Gil Sperling

video, stage and music

week 7

October 16, 2019 by gilsperling

Serial communication

I followed the labs concerned with serial communication. I was able to set up the circuitry and code to send a set of serial data from two analog sensors and one digital sensor through the Arduino. I could see how manipulating the data between modes (Ascii, binary, decimal) changed the serial output.
When it came time to receive that information in p5, I reached a block. I installed the p5 serial library and the serial control app, and copied the p5 code included in the examples. I was able to display the serial ports list but nothing beyond. Although the tutorials are extremely detailed, it seemed like there were a few errors in the code, and the overall complexity was a bit overwhelming.
I decided to take a detour, and work in an environment I’m more familiar with. Isadora can receive serial data and doesn’t require multiple programs running.

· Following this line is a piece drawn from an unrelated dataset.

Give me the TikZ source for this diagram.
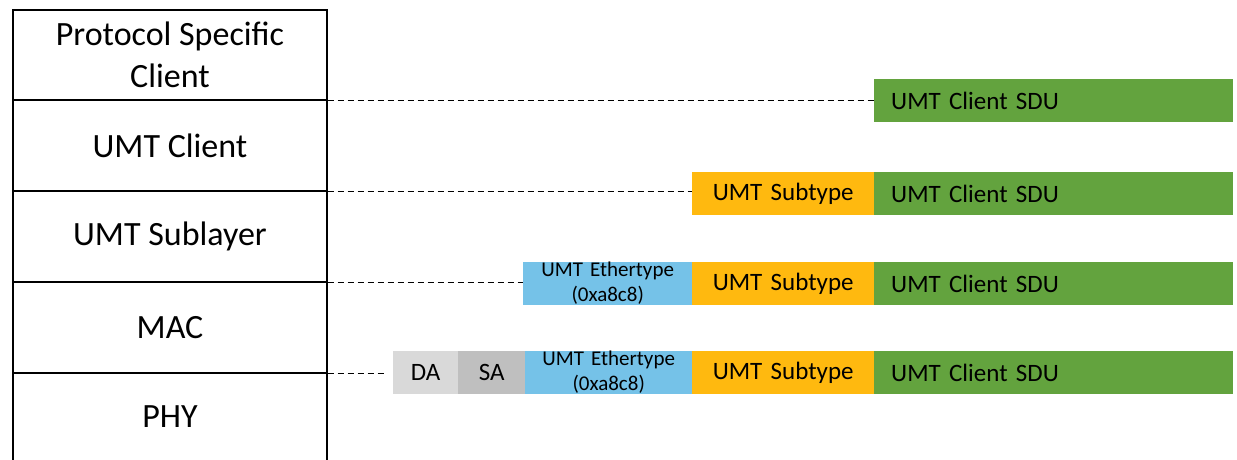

I was able to rather quickly learn the syntax for interpreting serial data and using the separate variables to control graphic elements.

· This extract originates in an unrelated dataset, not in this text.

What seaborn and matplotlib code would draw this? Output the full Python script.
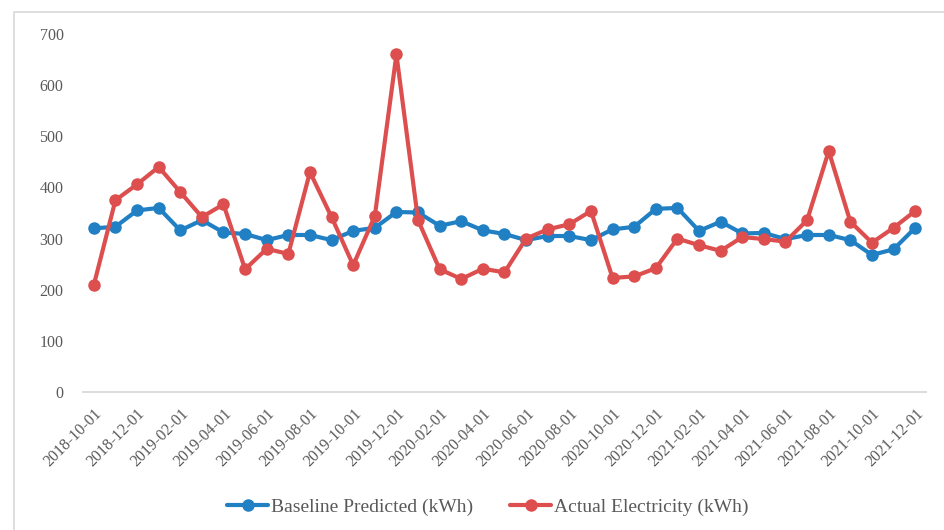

Isadora sketch for receiving serial data from an Arduino

It was a useful exercise since we plan on using Isadora in our midterm project to control projections.

Midterm Concept

Erkin and I began conceptualizing our midterm project and testing sensor behavior.

The Ghost of 370 Jay

A haunted house installation designed for a long, narrow corridor.
Projected image and sound respond to a user approaching closer to the screen upon which the image is projected.
The behavior we want to detect:
A user is 16′ away from the screen.
A user is 8′ away from the screen.
A user is 2′ away from the screen.
The sensor array consist of three ultrasonic range sensors, set at the above distances. Each sensor is measuring the distance across the width of the corridor, and sends a trigger when the distance is below a certain margin, indicating that a person has passed through.
The sensors will input into an Arduino which will send three separate variables over serial connection to Isadora.
A projector placed behind the screen will project a human character.
The different distance triggers will cue video and sound loops (the character calling the user to come closer, and then some surprise event when the user has reached the screen).